Por outro lado, desde sua independência, a Índia vem adotando uma estratégia econômica de corte fortemente nacionalista, e hoje é o país com maior crescimento econômico  dentro do sistema mundial. Apesar do viés cada vez mais orientado na direção asiática, a política externa indiana mantém uma equidistância pragmática com relação a Estados Unidos, Europa e China, e em algum momento esteve próxima de se transformar em um aliado atômico dos americanos. Mais recentemente, voltou a distanciar-se dos Estados Unidos e de seu projeto de construção de um cerco nuclear da China, com a possibilidade de extensão da área de atuação da OTAN até a região Indo-Pacífica.

Muito recentemente, já em meados de 2024, houve um movimento de reaproximação entre Índia e China, as nações mais populosas do planeta, que somam juntas três bilhões de habitantes e já são a primeira e a terceira maiores economias do mundo, respectivamente, por paridade de poder de compra.
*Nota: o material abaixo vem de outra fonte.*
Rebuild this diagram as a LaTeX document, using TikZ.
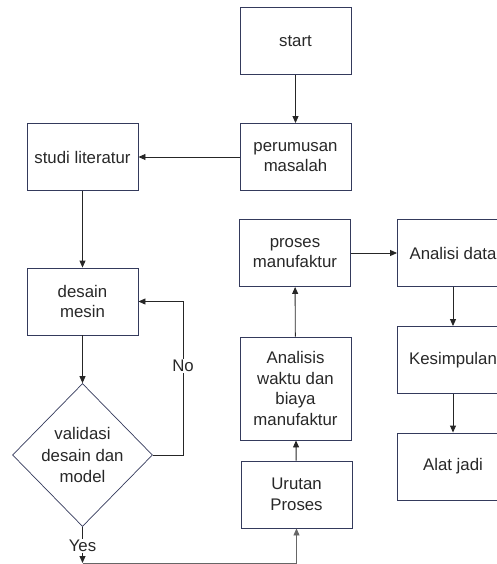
\documentclass[tikz,border=0pt]{standalone}
\usepackage{fontspec}
\setmainfont{Liberation Sans}
\usepackage{tikz}
\usetikzlibrary{arrows.meta, shapes.geometric}

\definecolor{boxline}{RGB}{52,58,92}
\definecolor{txt}{RGB}{40,40,40}

\tikzset{
  procbox/.style={draw=boxline, line width=0.9pt, fill=white, text=txt,
    minimum width=111pt, minimum height=67pt, align=center, inner sep=2pt,
    font=\fontsize{16.8}{20.5}\selectfont},
  decbox/.style={diamond, draw=boxline, line width=0.7pt, fill=white, text=txt,
    minimum width=140pt, minimum height=143pt, aspect=0.98, inner sep=0pt,
    align=center, font=\fontsize{16.8}{21.5}\selectfont},
  flow/.style={draw=black!85, line width=0.9pt, -{Triangle[length=7pt,width=6pt]}},
  edgelabel/.style={fill=white, text=txt, inner sep=1pt,
    font=\fontsize{16.8}{19}\selectfont},
}

\begin{document}
\begin{tikzpicture}[x=1pt, y=-1pt]
    \useasboundingbox (0,0) rectangle (497,564);

    % kolom tengah
    \node[procbox] (start)  at (295.5,41)  {start};
    \node[procbox] (rumus)  at (295.5,157) {perumusan\\masalah};
    \node[procbox] (proses) at (295,253)   {proses\\manufaktur};
    \node[procbox, minimum height=103pt] (biaya) at (295.5,388.5)
      {Analisis\\waktu dan\\biaya\\manufaktur};
    \node[procbox] (urutan) at (296.5,494.5) {Urutan\\Proses};

    % kolom kiri
    \node[procbox] (studi)  at (82.5,157)  {studi literatur};
    \node[procbox] (desain) at (82.5,301.5) {desain\\mesin};
    \node[decbox]  (valid)  at (82.5,455)  {validasi\\desain dan\\model};

    % kolom kanan
    \node[procbox] (data)   at (453,253)   {Analisi data};
    \node[procbox] (simpul) at (453,360)   {Kesimpulan};
    \node[procbox] (alat)   at (453,466.5) {Alat jadi};

    \coordinate (nobend) at (183,455);
    \coordinate (yesend) at (82.5,563);

    \draw[flow] (start) -- (rumus);
    \draw[flow] (rumus) -- (studi);
    \draw[flow] (studi) -- (desain);
    \draw[flow] (desain) -- (valid);
    \draw[flow] (valid.east) -- (nobend) -- (nobend |- desain.east) -- (desain.east);
    \node[edgelabel] (no) at (183,366) {No};
    \draw[flow] (valid.south) -- (yesend);
    \node[edgelabel] (yes) at (82.5,546) {Yes};
    \draw[flow, draw=black!60] (yesend) -- (yesend -| urutan.south) -- (urutan.south);
    \draw[flow] (urutan) -- (biaya);
    \draw[flow] (biaya) -- (proses);
    \draw[flow] (proses) -- (data);
    \draw[flow] (data) -- (simpul);
    \draw[flow] (simpul) -- (alat);
\end{tikzpicture}
\end{document}
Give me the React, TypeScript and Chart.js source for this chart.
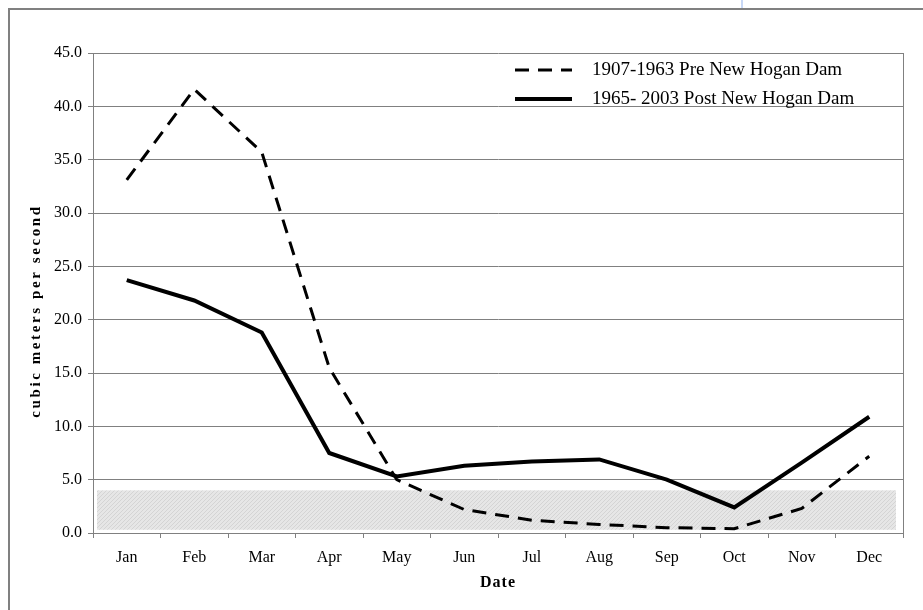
import React, { useEffect, useRef } from "react";
import { Chart, registerables } from "chart.js";

Chart.register(...registerables);

const months = ["Jan", "Feb", "Mar", "Apr", "May", "Jun", "Jul", "Aug", "Sep", "Oct", "Nov", "Dec"];
const preDam = [33.1, 41.6, 35.7, 15.5, 5.0, 2.2, 1.2, 0.8, 0.5, 0.4, 2.3, 7.2];
const postDam = [23.7, 21.8, 18.8, 7.5, 5.3, 6.3, 6.7, 6.9, 5.0, 2.4, 6.6, 10.9];
const seriesLabels = ["1907-1963 Pre New Hogan Dam", "1965- 2003 Post New Hogan Dam"];
const yAxisTitle = "cubic meters per second";
const xAxisTitle = "Date";
const yMin = 0;
const yMax = 45;
const yStep = 5;
const bandRange = [0.3, 4.0];

const FONT = "'Liberation Serif', 'Times New Roman', serif";
const GRID = "#808080";

function makePattern(ctx: CanvasRenderingContext2D) {
  const c = document.createElement("canvas");
  c.width = 8;
  c.height = 8;
  const p = c.getContext("2d")!;
  p.fillStyle = "#e6e6e6";
  p.fillRect(0, 0, 8, 8);
  p.fillStyle = "#d4d4d4";
  for (let i = 0; i < 8; i++) {
    p.fillRect((8 - i) % 8, i, 1, 1);
    p.fillRect((12 - i) % 8, i, 1, 1);
  }
  return ctx.createPattern(c, "repeat");
}

const decorPlugin = {
  id: "decor",
  beforeDatasetsDraw(chart: any) {
    const { ctx, chartArea, scales } = chart;
    const y = scales.y;
    ctx.save();
    const top = y.getPixelForValue(bandRange[1]);
    const bottom = y.getPixelForValue(bandRange[0]);
    const pat = makePattern(ctx);
    ctx.fillStyle = pat || "#e3e3e3";
    ctx.fillRect(chartArea.left + 4, top, chartArea.right - 7 - (chartArea.left + 4), bottom - top);
    ctx.strokeStyle = GRID;
    ctx.lineWidth = 1;
    ctx.beginPath();
    ctx.moveTo(chartArea.right + 0.5, chartArea.top);
    ctx.lineTo(chartArea.right + 0.5, chartArea.bottom);
    ctx.stroke();
    ctx.restore();
  },
  afterDatasetsDraw(chart: any) {
    const { ctx, chartArea } = chart;
    ctx.save();
    const lx0 = chartArea.left + 422;
    const lx1 = lx0 + 57;
    const tx = chartArea.left + 499;
    const rows = [chartArea.top + 17, chartArea.top + 46];
    chart.data.datasets.forEach((ds: any, i: number) => {
      const yy = rows[i];
      ctx.strokeStyle = ds.borderColor;
      ctx.lineWidth = ds.borderWidth;
      ctx.setLineDash(ds.borderDash || []);
      ctx.beginPath();
      ctx.moveTo(lx0, yy);
      ctx.lineTo(lx1, yy);
      ctx.stroke();
      ctx.setLineDash([]);
      ctx.fillStyle = "#000";
      ctx.font = `19px ${FONT}`;
      ctx.textAlign = "left";
      ctx.textBaseline = "middle";
      ctx.fillText(ds.label, tx, yy);
    });
    ctx.save();
    ctx.translate(26, (chartArea.top + chartArea.bottom) / 2 + 18);
    ctx.rotate(-Math.PI / 2);
    ctx.font = `bold 15px ${FONT}`;
    (ctx as any).letterSpacing = "2.6px";
    ctx.fillStyle = "#000";
    ctx.textAlign = "center";
    ctx.textBaseline = "middle";
    ctx.fillText(yAxisTitle, 0, 0);
    ctx.restore();
    ctx.font = `bold 16px ${FONT}`;
    (ctx as any).letterSpacing = "1px";
    ctx.fillStyle = "#000";
    ctx.textAlign = "center";
    ctx.textBaseline = "middle";
    ctx.fillText(xAxisTitle, (chartArea.left + chartArea.right) / 2, chartArea.bottom + 50);
    ctx.restore();
  },
};

export default function App() {
  const ref = useRef<HTMLCanvasElement | null>(null);
  useEffect(() => {
    if (!ref.current) return;
    const chart = new Chart(ref.current, {
      type: "line",
      data: {
        labels: months,
        datasets: [
          {
            label: seriesLabels[0],
            data: preDam,
            borderColor: "#000",
            borderWidth: 3,
            borderDash: [14, 9],
            pointRadius: 0,
            tension: 0,
            fill: false,
          },
          {
            label: seriesLabels[1],
            data: postDam,
            borderColor: "#000",
            borderWidth: 4,
            pointRadius: 0,
            tension: 0,
            fill: false,
          },
        ],
      },
      options: {
        animation: false,
        responsive: false,
        devicePixelRatio: 1,
        layout: { padding: { top: 43, right: 20, left: 0, bottom: 0 } },
        plugins: { legend: { display: false }, tooltip: { enabled: false } },
        scales: {
          x: {
            type: "category",
            offset: true,
            grid: { drawOnChartArea: false, offset: true, tickLength: 5, color: GRID },
            border: { color: GRID, width: 1 },
            ticks: { color: "#000", font: { family: FONT, size: 16 }, padding: 10, maxRotation: 0 },
            afterFit: (s: any) => {
              s.height = 77;
            },
          },
          y: {
            min: yMin,
            max: yMax,
            grid: { color: GRID, tickLength: 5 },
            border: { color: GRID, width: 1 },
            ticks: {
              stepSize: yStep,
              color: "#000",
              font: { family: FONT, size: 16 },
              padding: 6,
              callback: (v: any) => Number(v).toFixed(1),
            },
            afterFit: (s: any) => {
              s.width = 83;
            },
          },
        },
      },
      plugins: [decorPlugin],
    });
    return () => chart.destroy();
  }, []);
  return (
    <>
      <div
        style={{
          position: "fixed",
          left: 8,
          top: 8,
          width: 940,
          height: 640,
          borderLeft: "2px solid #808080",
          borderTop: "2px solid #808080",
          background: "#fff",
        }}
      >
        <canvas ref={ref} width={913} height={600} style={{ position: "absolute", left: 0, top: 0 }} />
      </div>
      <div
        style={{
          position: "fixed",
          left: 741,
          top: 0,
          width: 2,
          height: 8,
          background: "#c8d8f6",
        }}
      />
    </>
  );
}
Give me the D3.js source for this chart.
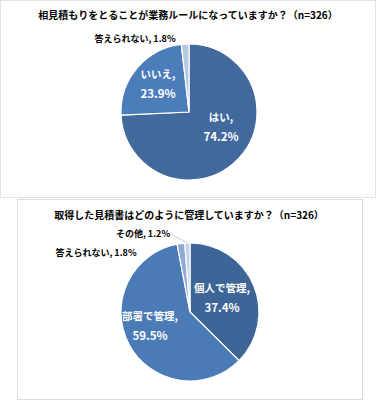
<!DOCTYPE html>
<html>
<head>
<meta charset="utf-8">
<script src="https://cdn.jsdelivr.net/npm/d3@7"></script>
<style>
  body { margin: 0; background: #fff; }
  text { font-family: "Noto Sans CJK JP", "Noto Sans", sans-serif; font-weight: bold; }
</style>
</head>
<body>
<div id="chart"></div>
<script>
// chart 1
const title1 = "相見積もりをとることが業務ルールになっていますか？（n=326）";
const cats1 = ["はい", "いいえ", "答えられない"];
const vals1 = [74.2, 23.9, 1.8];
const colors1 = ["#41699c", "#4b7dbb", "#b7c8e3"];

// chart 2
const title2 = "取得した見積書はどのように管理していますか？（n=326）";
const cats2 = ["個人で管理", "部署で管理", "答えられない", "その他"];
const vals2 = [37.4, 59.5, 1.8, 1.2];
const colors2 = ["#3d6598", "#4a7bb6", "#8fabd6", "#c5d3ea"];

const W = 378, H = 400;

const svg = d3.select("#chart")
    .append("svg")
    .attr("width", W)
    .attr("height", H);

// panel frames
svg.append("rect")
    .attr("x", 0.5).attr("y", 0.5)
    .attr("width", 375).attr("height", 197)
    .attr("fill", "none").attr("stroke", "#e3e3e3");
svg.append("rect")
    .attr("x", 17.5).attr("y", 199.5)
    .attr("width", 345).attr("height", 200)
    .attr("fill", "none").attr("stroke", "#dcdcdc");

function drawPie(opts){
    const g = svg.append("g")
        .attr("transform", `translate(${opts.cx},${opts.cy})`);

    svg.append("text")
        .attr("x", opts.cx - 1)
        .attr("y", opts.titleY)
        .attr("text-anchor", "middle")
        .attr("font-size", 10)
        .attr("fill", "#000")
        .text(opts.title);

    const data = opts.cats.map((c, i) => ({ cat: c, val: opts.vals[i], color: opts.colors[i], lab: opts.labels[i] }));

    const pie = d3.pie().sort(null).value(d => d.val);
    const arc = d3.arc().innerRadius(0).outerRadius(opts.r);
    const arcs = pie(data);

    g.selectAll("path")
        .data(arcs)
        .join("path")
        .attr("d", arc)
        .attr("fill", d => d.data.color)
        .attr("stroke", "#fff")
        .attr("stroke-width", 1.2);

    arcs.forEach(a => {
        const l = a.data.lab;
        const t = g.append("text")
            .attr("text-anchor", "middle")
            .attr("font-size", l.inside ? 10.5 : 9)
            .attr("fill", l.inside ? "#fff" : "#000");
        if (l.inside) {
            t.append("tspan").attr("x", l.dx).attr("y", l.dy - 10 + 4).text(a.data.cat + ",");
            t.append("tspan").attr("x", l.dx).attr("y", l.dy + 10 + 4)
                .attr("font-size", 11.5)
                .text(a.data.val.toFixed(1) + "%");
        } else {
            t.attr("x", l.dx).attr("y", l.dy + 3.5)
                .text(a.data.cat + ", " + a.data.val.toFixed(1) + "%");
        }
        if (l.leader) {
            const mid = (a.startAngle + a.endAngle) / 2;
            const ex = Math.sin(mid) * opts.r, ey = -Math.cos(mid) * opts.r;
            g.append("line")
                .attr("x1", l.dx + 28).attr("y1", l.dy + 1)
                .attr("x2", ex).attr("y2", ey)
                .attr("stroke", "#bfbfbf")
                .attr("stroke-width", 0.8);
        }
    });
}

drawPie({
    title: title1, cats: cats1, vals: vals1, colors: colors1,
    cx: 189, cy: 112, r: 68, titleY: 19,
    labels: [
        { inside: true, dx: 32, dy: 15 },
        { inside: true, dx: -31, dy: -28 },
        { inside: false, dx: -54, dy: -74 }
    ]
});

drawPie({
    title: title2, cats: cats2, vals: vals2, colors: colors2,
    cx: 190, cy: 312, r: 69, titleY: 219,
    labels: [
        { inside: true, dx: 32, dy: -14 },
        { inside: true, dx: -40, dy: 14 },
        { inside: false, dx: -94, dy: -60 },
        { inside: false, dx: -47, dy: -79, leader: true }
    ]
});
</script>
</body>
</html>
Esta reaproximação sinaliza o desejo de resolver suas disputas de fronteira na Caxemira e em Arunachal Pradesh, que remontam a décadas e já provocaram enfrentamentos armados com a China, com quem mantém uma fronteira comum de 3.379 km de extensão.

O mesmo tem acontecido com relação ao Paquistão e, em ambos os casos, o novo governo indiano parece decidido a tranquilizar e estabilizar sua zona de influência na região sul da Ásia. Mais do que isso, a Índia tem resistido a participar do “Diálogo de Segurança Quadrilateral” promovido pelos Estados Unidos, o QUAD, que também envolve a Austrália e o Japão; mantém estreita relação comercial e estratégica com a Rússia; fez parte da criação conjunta do BRICS; e é membro da Organização de Cooperação de Shangai.

Tudo indica que a Índia está se dispondo a resolver suas pendências regionais para poder assumir uma posição assertiva e global no cenário internacional, acorde com suas novas dimensões demográficas e econômicas, e com a previsão de que, até 2050, será o segundo país mais rico do mundo.

Somando todos esses fatos e fatores, parece claro que a Índia já tomou uma posição de longo prazo, ao lado de seus vizinhos asiáticos, contrários ao projeto QUAD, e mais ainda, à ideia de criação de uma OTAN na região do Indo-Pacífico. E ainda, a Índia vem sinalizando seu desejo de afastar-se progressivamente do sistema monetário-financeiro apoiado no dólar, sobretudo depois do congelamento das reservas russas depositadas nos bancos americanos e europeus. Uma posição que vem angariando número cada vez maior de apoiadores dentro e fora da Ásia, sobretudo na região que se alimenta do efeito expansivo das economias chinesa e indiana.

Esse verdadeiro turning point da política externa indiana explica, em parte, a iniciativa absolutamente inusitada e o movimento surpreendente do primeiro-ministro Narendra, que depois de ir a Moscou no mês de julho, visitou, em agosto, a Ucrânia e a Polônia, propondo-se a intermediar uma negociação de paz fora da Ásia, em plena Europa, envolvendo, como uma de suas partes fundamentais, a Grã-Bretanha, sua antiga potência colonial.

Assim, a Índia vai assumindo uma posição dentro do Sul Global análoga a que ocupou na Conferencia de Bandung de 1955, e na formação do Movimento dos Países Não Alinhados que durante o período da Guerra Fria se opôs ao que consideravam como novas formas colonialismo e neocolonialismo das Grandes Potências daquele período. Mas este novo/velho caminho da política externa da Índia não será fácil, como se pôde ver pela retaliação quase imediata que sofreu com o Golpe de Estado que derrubou sua aliada, a Primeira-Ministra de Bangladesh, Shikh Hasina, no dia 4 de agosto recém passado, e que contou com o apoio/intervenção dos Estados Unidos. Uma mudança forçada de governo, que seguiu o novo figurino das intervenções norte-americanas, desde o Golpe de Estado de 2014 na Ucrânia, e que pode transformar Bangladesh, em qualquer momento, num novo foco de atrito militar entre a Índia e a China. De qualquer forma, haverá que acompanhar os próximos desdobramento para avaliar o comportamento desta nova Índia que que está se propondo entrar no “jogo das Grandes Potências”.